DATA ENTRIES.
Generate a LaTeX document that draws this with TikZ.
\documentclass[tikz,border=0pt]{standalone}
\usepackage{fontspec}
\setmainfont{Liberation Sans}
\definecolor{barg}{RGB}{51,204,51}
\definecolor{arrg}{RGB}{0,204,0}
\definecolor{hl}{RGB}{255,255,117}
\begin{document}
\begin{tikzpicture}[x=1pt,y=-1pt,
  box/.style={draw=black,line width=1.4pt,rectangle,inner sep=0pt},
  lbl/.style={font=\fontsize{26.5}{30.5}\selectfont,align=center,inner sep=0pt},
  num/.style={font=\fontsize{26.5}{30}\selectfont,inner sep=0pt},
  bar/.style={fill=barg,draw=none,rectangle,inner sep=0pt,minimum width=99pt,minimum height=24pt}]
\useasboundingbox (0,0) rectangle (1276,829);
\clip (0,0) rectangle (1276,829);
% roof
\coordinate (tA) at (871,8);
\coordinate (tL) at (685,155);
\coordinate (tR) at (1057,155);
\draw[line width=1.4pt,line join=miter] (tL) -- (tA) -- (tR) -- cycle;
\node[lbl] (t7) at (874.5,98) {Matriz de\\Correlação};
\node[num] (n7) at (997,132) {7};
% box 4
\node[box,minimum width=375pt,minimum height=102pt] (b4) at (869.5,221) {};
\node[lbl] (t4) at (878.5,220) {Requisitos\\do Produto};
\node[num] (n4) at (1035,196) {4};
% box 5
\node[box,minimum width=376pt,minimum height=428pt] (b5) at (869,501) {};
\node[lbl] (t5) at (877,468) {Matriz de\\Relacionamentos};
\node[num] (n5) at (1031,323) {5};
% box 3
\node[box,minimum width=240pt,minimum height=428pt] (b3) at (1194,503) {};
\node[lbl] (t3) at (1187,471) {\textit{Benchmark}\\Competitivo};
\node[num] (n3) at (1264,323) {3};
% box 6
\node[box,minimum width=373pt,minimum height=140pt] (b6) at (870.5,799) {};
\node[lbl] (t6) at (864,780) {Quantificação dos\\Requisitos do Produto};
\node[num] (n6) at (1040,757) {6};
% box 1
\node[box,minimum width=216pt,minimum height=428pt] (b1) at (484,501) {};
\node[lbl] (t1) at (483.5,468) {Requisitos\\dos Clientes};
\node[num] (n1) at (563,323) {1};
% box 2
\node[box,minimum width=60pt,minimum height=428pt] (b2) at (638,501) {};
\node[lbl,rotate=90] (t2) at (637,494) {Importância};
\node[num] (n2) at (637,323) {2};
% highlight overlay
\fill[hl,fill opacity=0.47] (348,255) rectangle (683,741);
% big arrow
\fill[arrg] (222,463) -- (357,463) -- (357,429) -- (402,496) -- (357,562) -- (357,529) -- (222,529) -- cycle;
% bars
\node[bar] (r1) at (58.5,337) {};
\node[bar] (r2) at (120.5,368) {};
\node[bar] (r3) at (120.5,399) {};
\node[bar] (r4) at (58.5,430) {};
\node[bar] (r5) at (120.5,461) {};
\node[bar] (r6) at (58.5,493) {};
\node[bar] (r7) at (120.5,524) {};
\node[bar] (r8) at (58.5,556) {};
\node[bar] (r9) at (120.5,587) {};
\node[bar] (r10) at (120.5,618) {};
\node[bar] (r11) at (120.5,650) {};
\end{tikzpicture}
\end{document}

* * *

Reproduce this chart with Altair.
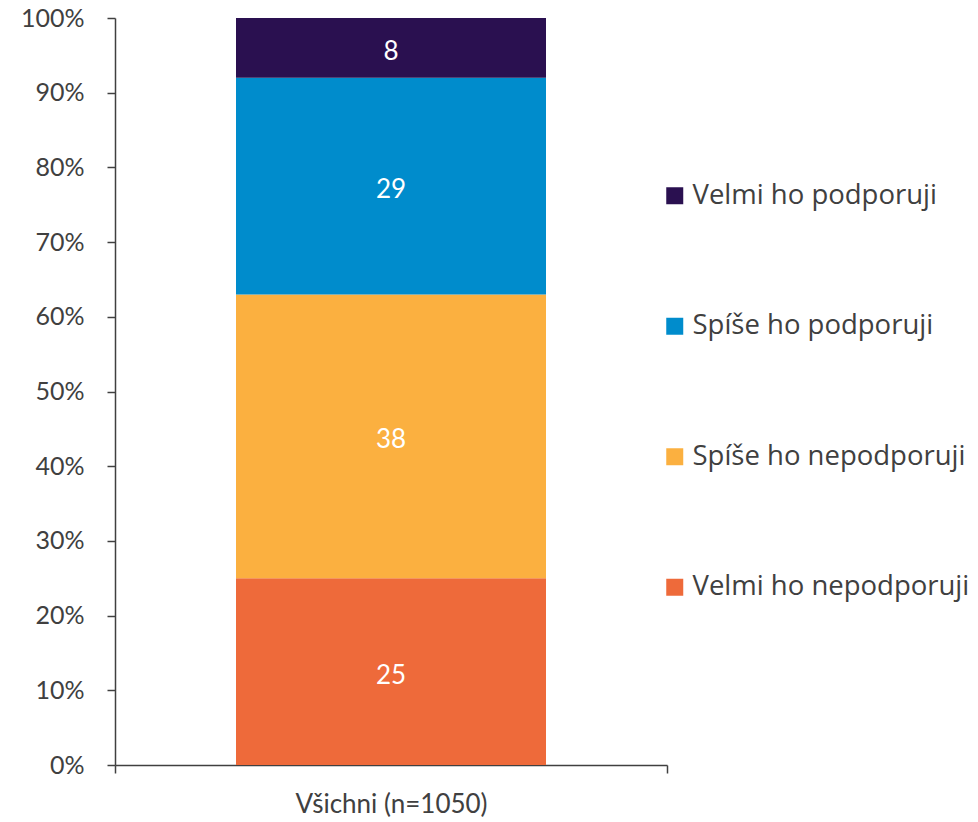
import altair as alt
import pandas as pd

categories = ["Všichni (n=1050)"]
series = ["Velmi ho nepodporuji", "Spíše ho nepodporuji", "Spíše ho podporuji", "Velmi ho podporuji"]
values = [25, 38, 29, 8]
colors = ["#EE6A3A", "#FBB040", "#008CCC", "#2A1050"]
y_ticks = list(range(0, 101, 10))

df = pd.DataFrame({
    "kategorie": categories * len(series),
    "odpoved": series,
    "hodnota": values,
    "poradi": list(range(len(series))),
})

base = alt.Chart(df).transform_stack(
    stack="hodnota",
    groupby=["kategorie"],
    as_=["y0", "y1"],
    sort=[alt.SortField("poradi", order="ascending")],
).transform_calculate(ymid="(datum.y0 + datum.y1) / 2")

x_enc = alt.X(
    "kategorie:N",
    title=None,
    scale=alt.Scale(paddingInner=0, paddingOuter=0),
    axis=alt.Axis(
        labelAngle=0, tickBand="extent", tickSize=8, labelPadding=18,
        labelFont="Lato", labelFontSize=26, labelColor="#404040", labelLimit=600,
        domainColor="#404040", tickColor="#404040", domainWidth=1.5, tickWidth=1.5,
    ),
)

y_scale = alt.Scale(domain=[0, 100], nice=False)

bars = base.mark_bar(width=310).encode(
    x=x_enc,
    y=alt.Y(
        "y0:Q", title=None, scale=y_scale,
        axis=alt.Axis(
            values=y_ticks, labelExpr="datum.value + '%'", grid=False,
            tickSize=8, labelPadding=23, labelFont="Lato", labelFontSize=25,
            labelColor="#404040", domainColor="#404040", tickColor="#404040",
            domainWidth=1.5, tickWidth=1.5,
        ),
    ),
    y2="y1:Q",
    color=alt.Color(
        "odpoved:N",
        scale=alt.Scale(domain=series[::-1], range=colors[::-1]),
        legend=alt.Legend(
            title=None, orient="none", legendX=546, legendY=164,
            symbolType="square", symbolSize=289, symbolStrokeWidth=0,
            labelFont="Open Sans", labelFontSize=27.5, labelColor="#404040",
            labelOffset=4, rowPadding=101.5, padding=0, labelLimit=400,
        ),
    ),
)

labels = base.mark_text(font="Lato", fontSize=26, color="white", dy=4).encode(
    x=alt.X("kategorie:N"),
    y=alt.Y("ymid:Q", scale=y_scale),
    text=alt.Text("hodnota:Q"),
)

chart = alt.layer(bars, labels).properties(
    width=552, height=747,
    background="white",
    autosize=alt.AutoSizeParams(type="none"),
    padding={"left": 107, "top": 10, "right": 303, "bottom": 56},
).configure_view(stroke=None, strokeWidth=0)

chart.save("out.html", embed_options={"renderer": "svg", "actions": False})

==

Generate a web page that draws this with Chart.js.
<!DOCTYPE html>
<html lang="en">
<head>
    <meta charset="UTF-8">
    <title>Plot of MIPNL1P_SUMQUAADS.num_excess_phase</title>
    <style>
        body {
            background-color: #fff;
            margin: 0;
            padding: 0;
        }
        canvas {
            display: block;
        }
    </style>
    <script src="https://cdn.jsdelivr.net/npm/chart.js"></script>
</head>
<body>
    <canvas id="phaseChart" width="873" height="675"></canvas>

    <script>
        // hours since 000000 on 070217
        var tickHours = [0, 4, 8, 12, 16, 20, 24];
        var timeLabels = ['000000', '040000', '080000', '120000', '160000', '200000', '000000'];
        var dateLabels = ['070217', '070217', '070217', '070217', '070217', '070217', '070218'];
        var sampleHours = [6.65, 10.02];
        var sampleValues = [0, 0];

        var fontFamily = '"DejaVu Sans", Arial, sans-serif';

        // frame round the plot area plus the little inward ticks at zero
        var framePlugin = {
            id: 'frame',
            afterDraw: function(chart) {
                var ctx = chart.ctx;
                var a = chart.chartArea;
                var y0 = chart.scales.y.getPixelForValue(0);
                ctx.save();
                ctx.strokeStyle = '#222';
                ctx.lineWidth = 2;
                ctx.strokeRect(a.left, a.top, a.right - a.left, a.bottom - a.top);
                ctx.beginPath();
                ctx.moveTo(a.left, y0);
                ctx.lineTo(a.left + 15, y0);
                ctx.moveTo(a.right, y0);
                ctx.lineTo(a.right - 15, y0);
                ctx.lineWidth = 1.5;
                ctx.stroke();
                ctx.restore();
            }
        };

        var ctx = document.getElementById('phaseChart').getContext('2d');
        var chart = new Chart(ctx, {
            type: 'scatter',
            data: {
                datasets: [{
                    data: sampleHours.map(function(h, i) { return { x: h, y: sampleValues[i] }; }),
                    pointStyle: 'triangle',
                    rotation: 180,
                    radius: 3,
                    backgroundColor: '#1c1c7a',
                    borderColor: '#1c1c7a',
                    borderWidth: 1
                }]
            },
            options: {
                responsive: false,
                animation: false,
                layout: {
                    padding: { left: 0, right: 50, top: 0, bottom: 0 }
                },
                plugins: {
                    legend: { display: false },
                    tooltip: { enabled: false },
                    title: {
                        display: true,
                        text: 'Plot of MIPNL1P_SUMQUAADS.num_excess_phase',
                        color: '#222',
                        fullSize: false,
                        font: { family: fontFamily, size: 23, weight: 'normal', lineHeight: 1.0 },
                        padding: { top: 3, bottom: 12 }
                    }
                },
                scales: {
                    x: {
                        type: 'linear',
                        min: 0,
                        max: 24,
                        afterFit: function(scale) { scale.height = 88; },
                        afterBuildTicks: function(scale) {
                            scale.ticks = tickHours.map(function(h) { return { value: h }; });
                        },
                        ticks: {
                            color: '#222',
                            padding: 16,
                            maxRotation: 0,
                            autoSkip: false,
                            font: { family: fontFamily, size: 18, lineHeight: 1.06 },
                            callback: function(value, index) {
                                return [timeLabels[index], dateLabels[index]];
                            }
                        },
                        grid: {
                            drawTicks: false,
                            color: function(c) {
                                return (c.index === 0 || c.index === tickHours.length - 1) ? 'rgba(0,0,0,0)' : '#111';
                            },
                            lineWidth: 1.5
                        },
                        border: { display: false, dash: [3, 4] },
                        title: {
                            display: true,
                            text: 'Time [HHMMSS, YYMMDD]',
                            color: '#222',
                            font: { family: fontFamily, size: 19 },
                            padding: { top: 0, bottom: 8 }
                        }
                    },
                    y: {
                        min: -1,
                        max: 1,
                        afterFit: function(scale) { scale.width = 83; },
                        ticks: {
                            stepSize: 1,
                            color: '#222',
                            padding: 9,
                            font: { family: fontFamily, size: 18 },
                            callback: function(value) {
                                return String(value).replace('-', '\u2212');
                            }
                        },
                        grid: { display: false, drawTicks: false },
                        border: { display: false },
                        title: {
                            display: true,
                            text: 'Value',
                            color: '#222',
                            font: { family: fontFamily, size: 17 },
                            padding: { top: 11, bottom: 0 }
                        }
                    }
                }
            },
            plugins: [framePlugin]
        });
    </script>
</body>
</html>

WORK REQUIRED. Quote the lines above exactly, starting with the one that has "Reproduce this chart with Altair." and ending with the one that has "y_scale = alt.Scale(domain=[0, 100], nice=False)"; drop the pictures and include nothing else.

EXERCISE OUTPUT.
Reproduce this chart with Altair.
import altair as alt
import pandas as pd

categories = ["Všichni (n=1050)"]
series = ["Velmi ho nepodporuji", "Spíše ho nepodporuji", "Spíše ho podporuji", "Velmi ho podporuji"]
values = [25, 38, 29, 8]
colors = ["#EE6A3A", "#FBB040", "#008CCC", "#2A1050"]
y_ticks = list(range(0, 101, 10))

df = pd.DataFrame({
    "kategorie": categories * len(series),
    "odpoved": series,
    "hodnota": values,
    "poradi": list(range(len(series))),
})

base = alt.Chart(df).transform_stack(
    stack="hodnota",
    groupby=["kategorie"],
    as_=["y0", "y1"],
    sort=[alt.SortField("poradi", order="ascending")],
).transform_calculate(ymid="(datum.y0 + datum.y1) / 2")

x_enc = alt.X(
    "kategorie:N",
    title=None,
    scale=alt.Scale(paddingInner=0, paddingOuter=0),
    axis=alt.Axis(
        labelAngle=0, tickBand="extent", tickSize=8, labelPadding=18,
        labelFont="Lato", labelFontSize=26, labelColor="#404040", labelLimit=600,
        domainColor="#404040", tickColor="#404040", domainWidth=1.5, tickWidth=1.5,
    ),
)

y_scale = alt.Scale(domain=[0, 100], nice=False)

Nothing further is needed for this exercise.